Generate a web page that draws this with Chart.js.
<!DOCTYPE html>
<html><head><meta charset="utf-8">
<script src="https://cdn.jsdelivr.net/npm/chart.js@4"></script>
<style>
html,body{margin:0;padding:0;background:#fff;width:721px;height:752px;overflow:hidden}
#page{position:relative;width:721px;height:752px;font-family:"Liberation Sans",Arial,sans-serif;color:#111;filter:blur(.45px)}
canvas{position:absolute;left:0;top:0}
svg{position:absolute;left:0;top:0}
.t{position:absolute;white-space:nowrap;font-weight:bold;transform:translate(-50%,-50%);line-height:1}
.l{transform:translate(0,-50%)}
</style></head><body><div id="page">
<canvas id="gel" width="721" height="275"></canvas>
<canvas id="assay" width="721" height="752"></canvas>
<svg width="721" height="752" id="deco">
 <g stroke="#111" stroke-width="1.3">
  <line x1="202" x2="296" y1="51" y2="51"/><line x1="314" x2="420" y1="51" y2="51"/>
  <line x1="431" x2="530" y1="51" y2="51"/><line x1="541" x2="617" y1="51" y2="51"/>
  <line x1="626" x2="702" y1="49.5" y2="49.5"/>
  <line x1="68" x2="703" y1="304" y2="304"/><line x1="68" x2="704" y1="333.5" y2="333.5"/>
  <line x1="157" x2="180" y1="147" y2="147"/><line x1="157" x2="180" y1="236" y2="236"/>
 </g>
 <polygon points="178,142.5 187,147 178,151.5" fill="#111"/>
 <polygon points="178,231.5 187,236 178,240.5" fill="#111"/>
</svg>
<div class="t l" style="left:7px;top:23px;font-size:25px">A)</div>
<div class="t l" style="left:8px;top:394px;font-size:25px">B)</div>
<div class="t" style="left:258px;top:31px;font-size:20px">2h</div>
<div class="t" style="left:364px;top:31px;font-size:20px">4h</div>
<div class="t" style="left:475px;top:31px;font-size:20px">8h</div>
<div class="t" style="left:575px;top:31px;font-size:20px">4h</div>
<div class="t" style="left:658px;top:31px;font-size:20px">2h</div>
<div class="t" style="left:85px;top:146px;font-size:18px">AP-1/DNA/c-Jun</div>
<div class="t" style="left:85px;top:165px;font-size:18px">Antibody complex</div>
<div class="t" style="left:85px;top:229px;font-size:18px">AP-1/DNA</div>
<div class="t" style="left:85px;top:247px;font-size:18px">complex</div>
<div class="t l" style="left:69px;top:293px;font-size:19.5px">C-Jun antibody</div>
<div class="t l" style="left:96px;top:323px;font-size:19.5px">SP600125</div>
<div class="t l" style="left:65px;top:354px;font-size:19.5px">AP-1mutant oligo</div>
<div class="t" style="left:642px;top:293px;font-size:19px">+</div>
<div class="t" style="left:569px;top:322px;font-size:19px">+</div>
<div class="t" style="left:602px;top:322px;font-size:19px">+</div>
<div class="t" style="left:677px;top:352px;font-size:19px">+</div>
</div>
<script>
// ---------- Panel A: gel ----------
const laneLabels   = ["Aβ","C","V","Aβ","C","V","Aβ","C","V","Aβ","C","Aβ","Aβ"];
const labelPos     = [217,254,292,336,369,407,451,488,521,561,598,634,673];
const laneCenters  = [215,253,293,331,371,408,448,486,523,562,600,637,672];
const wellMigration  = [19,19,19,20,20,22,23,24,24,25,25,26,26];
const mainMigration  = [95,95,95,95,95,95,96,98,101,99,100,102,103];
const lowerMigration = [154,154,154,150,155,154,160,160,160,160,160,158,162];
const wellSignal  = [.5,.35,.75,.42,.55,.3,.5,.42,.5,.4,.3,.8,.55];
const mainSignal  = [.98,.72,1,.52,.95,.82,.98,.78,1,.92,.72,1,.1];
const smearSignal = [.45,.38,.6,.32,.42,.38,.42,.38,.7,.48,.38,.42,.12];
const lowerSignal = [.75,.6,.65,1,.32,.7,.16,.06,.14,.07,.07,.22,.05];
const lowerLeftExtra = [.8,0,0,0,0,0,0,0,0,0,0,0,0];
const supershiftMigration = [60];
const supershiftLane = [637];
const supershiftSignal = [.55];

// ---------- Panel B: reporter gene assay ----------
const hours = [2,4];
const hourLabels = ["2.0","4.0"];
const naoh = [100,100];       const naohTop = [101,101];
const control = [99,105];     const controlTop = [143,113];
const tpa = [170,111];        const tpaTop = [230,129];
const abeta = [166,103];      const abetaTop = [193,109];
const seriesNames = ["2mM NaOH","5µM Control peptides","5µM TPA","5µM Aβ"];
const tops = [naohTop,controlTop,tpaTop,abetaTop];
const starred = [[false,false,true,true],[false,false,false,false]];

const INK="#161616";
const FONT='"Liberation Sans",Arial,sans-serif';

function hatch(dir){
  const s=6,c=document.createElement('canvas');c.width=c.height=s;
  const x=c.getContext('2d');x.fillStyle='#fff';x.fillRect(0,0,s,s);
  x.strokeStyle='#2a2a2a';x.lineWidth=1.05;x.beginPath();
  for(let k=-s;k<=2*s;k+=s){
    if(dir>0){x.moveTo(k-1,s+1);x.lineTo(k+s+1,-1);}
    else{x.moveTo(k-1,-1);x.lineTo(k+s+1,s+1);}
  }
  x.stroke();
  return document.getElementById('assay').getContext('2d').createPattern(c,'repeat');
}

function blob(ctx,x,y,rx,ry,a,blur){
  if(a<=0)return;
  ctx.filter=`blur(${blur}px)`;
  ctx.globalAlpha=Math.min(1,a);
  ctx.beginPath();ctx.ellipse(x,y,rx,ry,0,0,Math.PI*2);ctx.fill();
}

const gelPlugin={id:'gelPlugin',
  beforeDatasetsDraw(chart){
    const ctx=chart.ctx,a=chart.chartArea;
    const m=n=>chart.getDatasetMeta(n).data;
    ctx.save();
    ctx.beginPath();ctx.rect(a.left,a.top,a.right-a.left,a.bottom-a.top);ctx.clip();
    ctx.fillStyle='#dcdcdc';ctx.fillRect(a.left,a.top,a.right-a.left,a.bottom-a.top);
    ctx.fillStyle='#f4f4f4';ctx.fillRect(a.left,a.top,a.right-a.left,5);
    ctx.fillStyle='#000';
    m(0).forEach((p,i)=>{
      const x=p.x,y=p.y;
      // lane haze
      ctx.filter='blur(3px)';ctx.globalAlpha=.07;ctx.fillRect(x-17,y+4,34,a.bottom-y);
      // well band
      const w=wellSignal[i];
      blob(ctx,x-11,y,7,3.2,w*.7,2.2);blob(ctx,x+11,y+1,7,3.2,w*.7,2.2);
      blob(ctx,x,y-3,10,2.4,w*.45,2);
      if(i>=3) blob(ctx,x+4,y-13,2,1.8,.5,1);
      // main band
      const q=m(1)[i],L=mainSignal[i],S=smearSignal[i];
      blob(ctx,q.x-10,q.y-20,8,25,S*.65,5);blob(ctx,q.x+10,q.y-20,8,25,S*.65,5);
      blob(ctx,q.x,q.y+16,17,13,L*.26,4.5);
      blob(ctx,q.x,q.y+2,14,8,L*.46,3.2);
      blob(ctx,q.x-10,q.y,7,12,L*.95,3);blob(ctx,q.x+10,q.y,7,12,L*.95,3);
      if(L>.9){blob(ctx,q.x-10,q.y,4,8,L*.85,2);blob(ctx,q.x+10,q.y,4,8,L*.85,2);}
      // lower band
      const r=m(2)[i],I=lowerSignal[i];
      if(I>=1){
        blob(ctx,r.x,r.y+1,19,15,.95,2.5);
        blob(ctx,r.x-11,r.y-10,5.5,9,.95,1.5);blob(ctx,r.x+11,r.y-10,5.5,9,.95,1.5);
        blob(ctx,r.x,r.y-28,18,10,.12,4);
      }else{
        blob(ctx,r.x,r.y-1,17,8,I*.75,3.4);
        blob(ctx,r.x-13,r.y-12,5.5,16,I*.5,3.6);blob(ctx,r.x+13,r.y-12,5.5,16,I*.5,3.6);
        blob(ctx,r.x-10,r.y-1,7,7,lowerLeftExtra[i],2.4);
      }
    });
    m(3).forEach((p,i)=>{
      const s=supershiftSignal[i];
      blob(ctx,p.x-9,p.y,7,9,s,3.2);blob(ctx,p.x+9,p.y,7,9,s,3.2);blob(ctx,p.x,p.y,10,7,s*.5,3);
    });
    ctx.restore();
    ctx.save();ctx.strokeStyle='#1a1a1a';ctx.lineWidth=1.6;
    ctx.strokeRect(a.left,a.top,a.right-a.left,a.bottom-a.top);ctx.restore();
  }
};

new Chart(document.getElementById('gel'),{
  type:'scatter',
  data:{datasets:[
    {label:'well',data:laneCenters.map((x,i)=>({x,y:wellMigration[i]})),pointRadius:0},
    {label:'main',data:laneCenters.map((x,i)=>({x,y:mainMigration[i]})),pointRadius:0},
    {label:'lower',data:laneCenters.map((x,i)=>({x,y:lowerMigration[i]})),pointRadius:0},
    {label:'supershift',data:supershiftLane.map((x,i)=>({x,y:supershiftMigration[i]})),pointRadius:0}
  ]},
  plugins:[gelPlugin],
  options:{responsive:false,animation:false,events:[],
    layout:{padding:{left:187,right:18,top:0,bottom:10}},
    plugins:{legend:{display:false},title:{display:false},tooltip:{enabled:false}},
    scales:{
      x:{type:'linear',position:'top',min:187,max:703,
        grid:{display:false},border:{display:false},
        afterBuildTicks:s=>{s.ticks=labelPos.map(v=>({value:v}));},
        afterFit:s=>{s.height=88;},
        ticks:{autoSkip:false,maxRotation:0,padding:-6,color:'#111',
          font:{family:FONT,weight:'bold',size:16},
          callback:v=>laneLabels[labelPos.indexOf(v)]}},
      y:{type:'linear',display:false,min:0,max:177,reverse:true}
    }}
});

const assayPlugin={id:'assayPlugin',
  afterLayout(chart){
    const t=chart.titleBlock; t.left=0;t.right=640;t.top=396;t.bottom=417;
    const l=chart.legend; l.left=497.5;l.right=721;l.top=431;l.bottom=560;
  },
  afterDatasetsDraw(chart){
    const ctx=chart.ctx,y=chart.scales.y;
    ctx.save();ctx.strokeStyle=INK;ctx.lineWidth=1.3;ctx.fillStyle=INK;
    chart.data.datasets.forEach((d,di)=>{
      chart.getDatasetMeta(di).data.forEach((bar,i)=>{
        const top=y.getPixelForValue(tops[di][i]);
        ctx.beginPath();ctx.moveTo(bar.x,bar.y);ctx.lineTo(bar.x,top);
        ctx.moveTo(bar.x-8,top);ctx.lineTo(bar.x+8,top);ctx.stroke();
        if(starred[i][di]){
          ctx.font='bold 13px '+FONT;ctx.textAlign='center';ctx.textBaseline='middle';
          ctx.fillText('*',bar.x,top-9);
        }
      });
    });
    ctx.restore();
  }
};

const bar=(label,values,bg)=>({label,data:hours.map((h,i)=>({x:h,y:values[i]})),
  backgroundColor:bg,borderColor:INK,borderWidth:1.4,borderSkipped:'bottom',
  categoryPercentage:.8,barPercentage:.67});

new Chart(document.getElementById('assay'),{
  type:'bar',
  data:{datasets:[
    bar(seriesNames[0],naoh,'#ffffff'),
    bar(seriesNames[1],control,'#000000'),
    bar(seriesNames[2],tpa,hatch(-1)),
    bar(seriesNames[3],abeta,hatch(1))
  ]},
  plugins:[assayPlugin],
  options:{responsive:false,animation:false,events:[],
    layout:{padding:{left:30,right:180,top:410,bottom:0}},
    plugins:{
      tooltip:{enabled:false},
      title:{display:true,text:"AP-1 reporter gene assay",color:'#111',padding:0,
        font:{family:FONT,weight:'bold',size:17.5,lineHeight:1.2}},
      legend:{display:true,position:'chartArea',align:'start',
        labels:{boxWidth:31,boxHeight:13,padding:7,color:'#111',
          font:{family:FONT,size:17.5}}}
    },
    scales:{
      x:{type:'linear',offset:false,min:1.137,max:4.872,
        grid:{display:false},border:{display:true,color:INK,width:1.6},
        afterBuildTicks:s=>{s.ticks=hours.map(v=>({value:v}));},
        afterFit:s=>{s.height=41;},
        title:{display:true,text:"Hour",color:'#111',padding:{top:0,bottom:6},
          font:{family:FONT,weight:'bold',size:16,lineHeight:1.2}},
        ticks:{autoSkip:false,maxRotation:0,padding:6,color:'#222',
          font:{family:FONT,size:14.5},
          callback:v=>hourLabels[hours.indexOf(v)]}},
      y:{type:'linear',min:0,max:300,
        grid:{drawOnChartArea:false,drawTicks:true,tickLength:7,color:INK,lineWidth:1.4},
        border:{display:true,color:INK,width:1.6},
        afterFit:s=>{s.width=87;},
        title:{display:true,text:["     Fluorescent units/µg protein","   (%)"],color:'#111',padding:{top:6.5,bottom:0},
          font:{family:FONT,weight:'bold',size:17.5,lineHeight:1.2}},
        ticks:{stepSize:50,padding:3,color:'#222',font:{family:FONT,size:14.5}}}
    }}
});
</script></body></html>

====

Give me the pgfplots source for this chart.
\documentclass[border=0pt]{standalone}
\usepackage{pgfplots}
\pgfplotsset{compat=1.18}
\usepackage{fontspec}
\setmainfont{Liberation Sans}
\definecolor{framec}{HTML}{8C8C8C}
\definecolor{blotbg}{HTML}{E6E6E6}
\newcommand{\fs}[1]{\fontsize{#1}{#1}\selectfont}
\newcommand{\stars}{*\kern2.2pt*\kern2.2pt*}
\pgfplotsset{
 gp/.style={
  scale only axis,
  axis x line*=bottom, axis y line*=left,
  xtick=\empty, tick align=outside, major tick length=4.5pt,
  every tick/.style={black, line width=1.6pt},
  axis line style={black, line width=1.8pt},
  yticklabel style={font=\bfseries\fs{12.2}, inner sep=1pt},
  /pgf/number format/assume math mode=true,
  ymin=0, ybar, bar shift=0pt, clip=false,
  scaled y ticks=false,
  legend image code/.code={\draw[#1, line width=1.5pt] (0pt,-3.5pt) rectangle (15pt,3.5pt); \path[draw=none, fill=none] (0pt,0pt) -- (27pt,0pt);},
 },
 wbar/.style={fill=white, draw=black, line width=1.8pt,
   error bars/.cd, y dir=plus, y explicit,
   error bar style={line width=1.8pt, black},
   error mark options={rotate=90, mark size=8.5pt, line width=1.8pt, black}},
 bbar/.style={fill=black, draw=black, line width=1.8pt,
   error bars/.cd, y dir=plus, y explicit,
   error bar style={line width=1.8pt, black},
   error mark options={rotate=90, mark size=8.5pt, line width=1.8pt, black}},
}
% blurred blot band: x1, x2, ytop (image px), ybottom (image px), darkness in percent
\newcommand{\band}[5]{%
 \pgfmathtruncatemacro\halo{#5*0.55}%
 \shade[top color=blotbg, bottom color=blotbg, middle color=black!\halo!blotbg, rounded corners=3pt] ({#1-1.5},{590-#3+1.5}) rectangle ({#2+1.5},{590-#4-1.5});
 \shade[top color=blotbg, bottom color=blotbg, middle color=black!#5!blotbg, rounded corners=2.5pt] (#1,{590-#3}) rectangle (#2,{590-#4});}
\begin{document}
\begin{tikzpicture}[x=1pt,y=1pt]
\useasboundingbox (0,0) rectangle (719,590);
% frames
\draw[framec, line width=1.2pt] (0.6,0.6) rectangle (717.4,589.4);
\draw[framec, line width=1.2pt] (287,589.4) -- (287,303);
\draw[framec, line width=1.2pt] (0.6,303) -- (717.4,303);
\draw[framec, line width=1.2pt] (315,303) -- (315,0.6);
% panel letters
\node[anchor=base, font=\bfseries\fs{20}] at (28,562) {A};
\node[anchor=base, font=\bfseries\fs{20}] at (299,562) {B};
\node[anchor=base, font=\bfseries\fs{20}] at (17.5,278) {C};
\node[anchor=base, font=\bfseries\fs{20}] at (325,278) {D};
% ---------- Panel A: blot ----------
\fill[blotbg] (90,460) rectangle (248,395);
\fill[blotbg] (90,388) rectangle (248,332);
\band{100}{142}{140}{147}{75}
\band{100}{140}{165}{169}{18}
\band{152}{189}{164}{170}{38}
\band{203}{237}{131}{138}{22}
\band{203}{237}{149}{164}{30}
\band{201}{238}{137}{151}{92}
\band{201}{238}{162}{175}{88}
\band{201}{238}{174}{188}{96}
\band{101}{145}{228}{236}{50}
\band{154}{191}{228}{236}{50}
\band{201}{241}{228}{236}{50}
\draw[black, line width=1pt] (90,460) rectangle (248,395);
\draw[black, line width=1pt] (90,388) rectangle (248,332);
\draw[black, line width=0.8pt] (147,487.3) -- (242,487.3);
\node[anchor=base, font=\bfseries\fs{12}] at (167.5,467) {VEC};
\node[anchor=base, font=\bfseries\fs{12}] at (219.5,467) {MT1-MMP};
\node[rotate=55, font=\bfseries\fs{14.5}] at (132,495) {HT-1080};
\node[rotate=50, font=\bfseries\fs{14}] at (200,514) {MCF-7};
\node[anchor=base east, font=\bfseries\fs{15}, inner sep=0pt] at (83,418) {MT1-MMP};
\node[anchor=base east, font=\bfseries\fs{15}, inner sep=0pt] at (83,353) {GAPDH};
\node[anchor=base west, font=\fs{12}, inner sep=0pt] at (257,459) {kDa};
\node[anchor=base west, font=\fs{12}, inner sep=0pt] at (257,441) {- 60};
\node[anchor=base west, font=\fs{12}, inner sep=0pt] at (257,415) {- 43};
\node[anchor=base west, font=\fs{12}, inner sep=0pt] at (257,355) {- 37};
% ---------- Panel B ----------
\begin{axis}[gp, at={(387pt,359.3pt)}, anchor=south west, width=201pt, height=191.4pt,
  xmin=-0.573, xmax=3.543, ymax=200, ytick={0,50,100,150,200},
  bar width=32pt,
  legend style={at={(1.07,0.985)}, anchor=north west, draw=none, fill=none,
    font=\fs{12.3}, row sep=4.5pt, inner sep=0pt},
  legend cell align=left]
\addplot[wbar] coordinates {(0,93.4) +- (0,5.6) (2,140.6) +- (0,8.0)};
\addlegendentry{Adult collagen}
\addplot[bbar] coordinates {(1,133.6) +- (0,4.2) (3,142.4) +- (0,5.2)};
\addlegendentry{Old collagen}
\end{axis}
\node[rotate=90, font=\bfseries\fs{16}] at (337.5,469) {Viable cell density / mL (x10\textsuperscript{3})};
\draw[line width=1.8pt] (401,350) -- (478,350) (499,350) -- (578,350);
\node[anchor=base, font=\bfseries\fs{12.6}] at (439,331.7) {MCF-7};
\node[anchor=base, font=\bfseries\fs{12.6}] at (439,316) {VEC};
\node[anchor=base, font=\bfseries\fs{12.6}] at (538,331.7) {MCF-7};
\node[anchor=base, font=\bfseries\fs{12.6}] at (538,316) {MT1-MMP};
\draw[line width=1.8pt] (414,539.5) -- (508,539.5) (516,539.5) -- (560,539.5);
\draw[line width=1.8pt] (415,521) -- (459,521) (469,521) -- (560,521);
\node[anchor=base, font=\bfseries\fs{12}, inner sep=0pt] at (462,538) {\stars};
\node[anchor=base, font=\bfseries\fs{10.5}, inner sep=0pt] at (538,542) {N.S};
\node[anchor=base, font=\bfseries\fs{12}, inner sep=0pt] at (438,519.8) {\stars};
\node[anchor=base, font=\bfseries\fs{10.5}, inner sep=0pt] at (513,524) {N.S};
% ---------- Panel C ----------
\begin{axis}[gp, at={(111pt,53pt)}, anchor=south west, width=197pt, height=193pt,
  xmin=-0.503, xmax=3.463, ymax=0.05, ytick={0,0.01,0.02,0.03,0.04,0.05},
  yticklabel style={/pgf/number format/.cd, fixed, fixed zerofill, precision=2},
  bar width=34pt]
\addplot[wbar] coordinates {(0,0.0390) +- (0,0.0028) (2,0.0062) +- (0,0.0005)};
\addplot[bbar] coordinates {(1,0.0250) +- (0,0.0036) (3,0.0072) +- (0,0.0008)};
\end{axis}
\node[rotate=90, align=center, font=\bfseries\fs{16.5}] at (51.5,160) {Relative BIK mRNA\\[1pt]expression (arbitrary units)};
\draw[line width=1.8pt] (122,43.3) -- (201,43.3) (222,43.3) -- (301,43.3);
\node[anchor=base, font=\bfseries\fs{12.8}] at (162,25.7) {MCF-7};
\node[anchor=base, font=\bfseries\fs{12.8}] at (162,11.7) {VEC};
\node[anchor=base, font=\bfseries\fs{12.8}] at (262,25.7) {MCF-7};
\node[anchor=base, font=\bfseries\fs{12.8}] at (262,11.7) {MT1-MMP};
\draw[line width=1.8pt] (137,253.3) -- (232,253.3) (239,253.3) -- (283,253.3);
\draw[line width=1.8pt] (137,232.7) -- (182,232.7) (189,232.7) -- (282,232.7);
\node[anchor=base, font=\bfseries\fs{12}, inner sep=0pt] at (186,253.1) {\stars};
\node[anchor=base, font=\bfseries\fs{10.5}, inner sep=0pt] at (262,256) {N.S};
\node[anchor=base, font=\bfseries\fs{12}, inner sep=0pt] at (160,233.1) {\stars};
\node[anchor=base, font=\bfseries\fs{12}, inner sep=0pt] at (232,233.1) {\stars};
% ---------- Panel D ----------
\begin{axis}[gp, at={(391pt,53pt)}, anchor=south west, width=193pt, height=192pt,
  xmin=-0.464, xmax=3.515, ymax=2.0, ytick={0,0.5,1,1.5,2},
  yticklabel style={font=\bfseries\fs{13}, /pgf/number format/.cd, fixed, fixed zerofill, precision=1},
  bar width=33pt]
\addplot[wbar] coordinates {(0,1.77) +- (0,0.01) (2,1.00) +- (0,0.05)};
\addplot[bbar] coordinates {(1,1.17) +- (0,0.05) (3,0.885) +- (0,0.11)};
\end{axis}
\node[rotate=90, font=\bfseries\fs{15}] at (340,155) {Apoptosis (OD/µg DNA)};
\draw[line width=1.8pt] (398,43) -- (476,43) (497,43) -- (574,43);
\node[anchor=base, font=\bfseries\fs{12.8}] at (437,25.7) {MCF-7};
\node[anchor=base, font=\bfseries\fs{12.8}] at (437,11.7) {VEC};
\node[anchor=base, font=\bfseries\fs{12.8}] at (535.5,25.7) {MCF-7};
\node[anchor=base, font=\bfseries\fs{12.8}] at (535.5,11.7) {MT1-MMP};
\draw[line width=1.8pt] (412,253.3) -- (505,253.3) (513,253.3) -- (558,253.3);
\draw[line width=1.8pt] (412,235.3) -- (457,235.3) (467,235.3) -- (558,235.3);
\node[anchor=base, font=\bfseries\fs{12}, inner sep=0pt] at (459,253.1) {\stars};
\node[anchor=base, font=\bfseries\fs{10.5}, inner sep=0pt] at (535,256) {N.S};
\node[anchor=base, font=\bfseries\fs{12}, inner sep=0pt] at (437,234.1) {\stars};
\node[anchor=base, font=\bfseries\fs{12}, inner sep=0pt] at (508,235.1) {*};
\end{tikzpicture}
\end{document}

====

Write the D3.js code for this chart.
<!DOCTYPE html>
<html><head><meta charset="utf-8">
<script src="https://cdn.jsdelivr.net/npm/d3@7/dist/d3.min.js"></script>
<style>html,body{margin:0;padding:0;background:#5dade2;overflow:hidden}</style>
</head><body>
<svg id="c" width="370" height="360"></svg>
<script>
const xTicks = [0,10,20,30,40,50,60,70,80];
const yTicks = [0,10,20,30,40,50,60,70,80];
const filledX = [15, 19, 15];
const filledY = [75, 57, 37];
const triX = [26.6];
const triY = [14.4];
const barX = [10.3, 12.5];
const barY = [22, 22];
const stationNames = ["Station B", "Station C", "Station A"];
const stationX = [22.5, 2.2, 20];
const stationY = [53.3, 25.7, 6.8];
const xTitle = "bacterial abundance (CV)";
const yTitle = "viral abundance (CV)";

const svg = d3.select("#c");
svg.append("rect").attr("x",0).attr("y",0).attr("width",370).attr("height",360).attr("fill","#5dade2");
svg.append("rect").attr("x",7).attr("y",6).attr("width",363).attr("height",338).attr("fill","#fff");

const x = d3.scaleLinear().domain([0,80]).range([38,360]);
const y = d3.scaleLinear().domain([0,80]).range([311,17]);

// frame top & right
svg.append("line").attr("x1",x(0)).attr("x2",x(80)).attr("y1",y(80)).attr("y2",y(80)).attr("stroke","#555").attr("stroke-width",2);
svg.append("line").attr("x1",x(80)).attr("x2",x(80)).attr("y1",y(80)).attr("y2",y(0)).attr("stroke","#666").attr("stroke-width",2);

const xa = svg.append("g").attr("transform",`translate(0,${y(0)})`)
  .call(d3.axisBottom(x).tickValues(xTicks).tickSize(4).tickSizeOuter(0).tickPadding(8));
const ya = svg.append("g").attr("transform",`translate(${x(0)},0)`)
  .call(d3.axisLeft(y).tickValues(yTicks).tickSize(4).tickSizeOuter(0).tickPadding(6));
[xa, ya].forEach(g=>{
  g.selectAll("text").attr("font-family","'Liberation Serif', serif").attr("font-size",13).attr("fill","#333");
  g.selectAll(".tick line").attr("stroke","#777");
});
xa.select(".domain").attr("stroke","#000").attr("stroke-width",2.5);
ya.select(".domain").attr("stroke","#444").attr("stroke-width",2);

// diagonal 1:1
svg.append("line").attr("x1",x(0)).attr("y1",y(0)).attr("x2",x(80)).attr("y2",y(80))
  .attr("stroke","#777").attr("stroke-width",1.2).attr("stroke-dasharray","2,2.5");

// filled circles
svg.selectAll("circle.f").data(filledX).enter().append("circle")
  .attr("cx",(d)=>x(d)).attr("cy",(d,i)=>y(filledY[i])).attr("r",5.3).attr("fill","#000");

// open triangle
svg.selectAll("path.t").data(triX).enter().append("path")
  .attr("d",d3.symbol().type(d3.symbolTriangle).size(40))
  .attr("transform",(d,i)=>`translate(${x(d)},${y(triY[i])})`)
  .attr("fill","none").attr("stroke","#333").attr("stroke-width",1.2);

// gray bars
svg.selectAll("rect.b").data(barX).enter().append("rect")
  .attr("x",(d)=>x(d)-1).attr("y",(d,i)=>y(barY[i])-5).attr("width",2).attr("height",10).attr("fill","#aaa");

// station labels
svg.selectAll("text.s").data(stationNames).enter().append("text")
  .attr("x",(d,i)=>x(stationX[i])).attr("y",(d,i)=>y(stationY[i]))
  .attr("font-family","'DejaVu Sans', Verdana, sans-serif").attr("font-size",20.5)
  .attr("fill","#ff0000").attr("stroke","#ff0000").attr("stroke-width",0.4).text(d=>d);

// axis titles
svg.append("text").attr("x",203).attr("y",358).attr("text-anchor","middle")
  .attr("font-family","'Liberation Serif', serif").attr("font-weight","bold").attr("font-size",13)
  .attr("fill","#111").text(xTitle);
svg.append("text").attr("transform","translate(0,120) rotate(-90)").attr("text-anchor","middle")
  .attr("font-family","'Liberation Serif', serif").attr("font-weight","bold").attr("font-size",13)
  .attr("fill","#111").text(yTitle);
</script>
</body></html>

====

**Work to complete:**
Extract each line holding the word "code" from the records.

**Expected output:**
  legend image code/.code={\draw[#1, line width=1.5pt] (0pt,-3.5pt) rectangle (15pt,3.5pt); \path[draw=none, fill=none] (0pt,0pt) -- (27pt,0pt);},
Write the D3.js code for this chart.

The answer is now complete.